* Requirements
Every record below should be printed exactly as given.

(Source code of charts)

# # #

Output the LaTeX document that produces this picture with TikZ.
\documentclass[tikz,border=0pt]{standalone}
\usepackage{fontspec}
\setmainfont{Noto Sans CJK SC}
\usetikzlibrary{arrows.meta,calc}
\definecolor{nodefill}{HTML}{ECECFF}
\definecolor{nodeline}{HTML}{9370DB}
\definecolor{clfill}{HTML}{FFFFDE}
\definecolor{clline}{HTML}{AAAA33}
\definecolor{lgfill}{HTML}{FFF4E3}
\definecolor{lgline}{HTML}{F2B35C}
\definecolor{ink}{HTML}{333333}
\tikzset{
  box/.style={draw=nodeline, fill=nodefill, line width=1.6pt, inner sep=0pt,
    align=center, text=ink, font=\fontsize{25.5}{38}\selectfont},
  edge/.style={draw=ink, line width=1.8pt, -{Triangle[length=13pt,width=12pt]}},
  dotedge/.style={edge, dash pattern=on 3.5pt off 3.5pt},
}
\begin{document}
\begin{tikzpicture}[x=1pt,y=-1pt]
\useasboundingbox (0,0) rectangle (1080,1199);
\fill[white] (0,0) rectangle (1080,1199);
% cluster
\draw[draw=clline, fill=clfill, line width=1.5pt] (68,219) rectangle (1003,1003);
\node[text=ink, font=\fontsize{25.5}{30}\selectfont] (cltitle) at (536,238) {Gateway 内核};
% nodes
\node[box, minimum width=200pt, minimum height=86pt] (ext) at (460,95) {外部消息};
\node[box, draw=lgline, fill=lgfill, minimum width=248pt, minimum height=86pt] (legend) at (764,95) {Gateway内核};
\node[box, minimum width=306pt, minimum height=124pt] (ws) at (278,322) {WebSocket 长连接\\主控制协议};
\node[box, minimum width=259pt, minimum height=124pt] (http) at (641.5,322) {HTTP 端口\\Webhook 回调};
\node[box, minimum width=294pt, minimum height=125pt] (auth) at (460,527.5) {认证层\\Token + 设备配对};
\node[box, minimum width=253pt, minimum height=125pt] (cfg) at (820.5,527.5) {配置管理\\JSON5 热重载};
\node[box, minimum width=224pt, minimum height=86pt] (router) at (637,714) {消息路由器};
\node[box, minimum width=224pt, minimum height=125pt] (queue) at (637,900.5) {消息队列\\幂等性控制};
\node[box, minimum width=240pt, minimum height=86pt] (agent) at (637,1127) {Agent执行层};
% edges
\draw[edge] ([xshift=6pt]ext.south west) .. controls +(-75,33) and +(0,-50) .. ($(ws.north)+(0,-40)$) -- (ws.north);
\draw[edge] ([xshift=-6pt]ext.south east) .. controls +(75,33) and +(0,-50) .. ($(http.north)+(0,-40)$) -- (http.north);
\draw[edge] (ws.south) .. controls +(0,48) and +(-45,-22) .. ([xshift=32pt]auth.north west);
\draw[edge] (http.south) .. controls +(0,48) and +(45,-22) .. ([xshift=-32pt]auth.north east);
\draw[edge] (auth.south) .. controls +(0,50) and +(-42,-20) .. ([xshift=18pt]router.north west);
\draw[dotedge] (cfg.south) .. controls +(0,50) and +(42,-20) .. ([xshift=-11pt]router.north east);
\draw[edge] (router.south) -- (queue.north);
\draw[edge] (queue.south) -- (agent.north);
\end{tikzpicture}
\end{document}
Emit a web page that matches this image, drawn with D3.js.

# # #

* Result
Output the LaTeX document that produces this picture with TikZ.
\documentclass[tikz,border=0pt]{standalone}
\usepackage{fontspec}
\setmainfont{Noto Sans CJK SC}
\usetikzlibrary{arrows.meta,calc}
\definecolor{nodefill}{HTML}{ECECFF}
\definecolor{nodeline}{HTML}{9370DB}
\definecolor{clfill}{HTML}{FFFFDE}
\definecolor{clline}{HTML}{AAAA33}
\definecolor{lgfill}{HTML}{FFF4E3}
\definecolor{lgline}{HTML}{F2B35C}
\definecolor{ink}{HTML}{333333}
\tikzset{
  box/.style={draw=nodeline, fill=nodefill, line width=1.6pt, inner sep=0pt,
    align=center, text=ink, font=\fontsize{25.5}{38}\selectfont},
  edge/.style={draw=ink, line width=1.8pt, -{Triangle[length=13pt,width=12pt]}},
  dotedge/.style={edge, dash pattern=on 3.5pt off 3.5pt},
}
\begin{document}
\begin{tikzpicture}[x=1pt,y=-1pt]
\useasboundingbox (0,0) rectangle (1080,1199);
\fill[white] (0,0) rectangle (1080,1199);
% cluster
\draw[draw=clline, fill=clfill, line width=1.5pt] (68,219) rectangle (1003,1003);
\node[text=ink, font=\fontsize{25.5}{30}\selectfont] (cltitle) at (536,238) {Gateway 内核};
% nodes
\node[box, minimum width=200pt, minimum height=86pt] (ext) at (460,95) {外部消息};
\node[box, draw=lgline, fill=lgfill, minimum width=248pt, minimum height=86pt] (legend) at (764,95) {Gateway内核};
\node[box, minimum width=306pt, minimum height=124pt] (ws) at (278,322) {WebSocket 长连接\\主控制协议};
\node[box, minimum width=259pt, minimum height=124pt] (http) at (641.5,322) {HTTP 端口\\Webhook 回调};
\node[box, minimum width=294pt, minimum height=125pt] (auth) at (460,527.5) {认证层\\Token + 设备配对};
\node[box, minimum width=253pt, minimum height=125pt] (cfg) at (820.5,527.5) {配置管理\\JSON5 热重载};
\node[box, minimum width=224pt, minimum height=86pt] (router) at (637,714) {消息路由器};
\node[box, minimum width=224pt, minimum height=125pt] (queue) at (637,900.5) {消息队列\\幂等性控制};
\node[box, minimum width=240pt, minimum height=86pt] (agent) at (637,1127) {Agent执行层};
% edges
\draw[edge] ([xshift=6pt]ext.south west) .. controls +(-75,33) and +(0,-50) .. ($(ws.north)+(0,-40)$) -- (ws.north);
\draw[edge] ([xshift=-6pt]ext.south east) .. controls +(75,33) and +(0,-50) .. ($(http.north)+(0,-40)$) -- (http.north);
\draw[edge] (ws.south) .. controls +(0,48) and +(-45,-22) .. ([xshift=32pt]auth.north west);
\draw[edge] (http.south) .. controls +(0,48) and +(45,-22) .. ([xshift=-32pt]auth.north east);
\draw[edge] (auth.south) .. controls +(0,50) and +(-42,-20) .. ([xshift=18pt]router.north west);
\draw[dotedge] (cfg.south) .. controls +(0,50) and +(42,-20) .. ([xshift=-11pt]router.north east);
\draw[edge] (router.south) -- (queue.north);
\draw[edge] (queue.south) -- (agent.north);
\end{tikzpicture}
\end{document}
Emit a web page that matches this image, drawn with D3.js.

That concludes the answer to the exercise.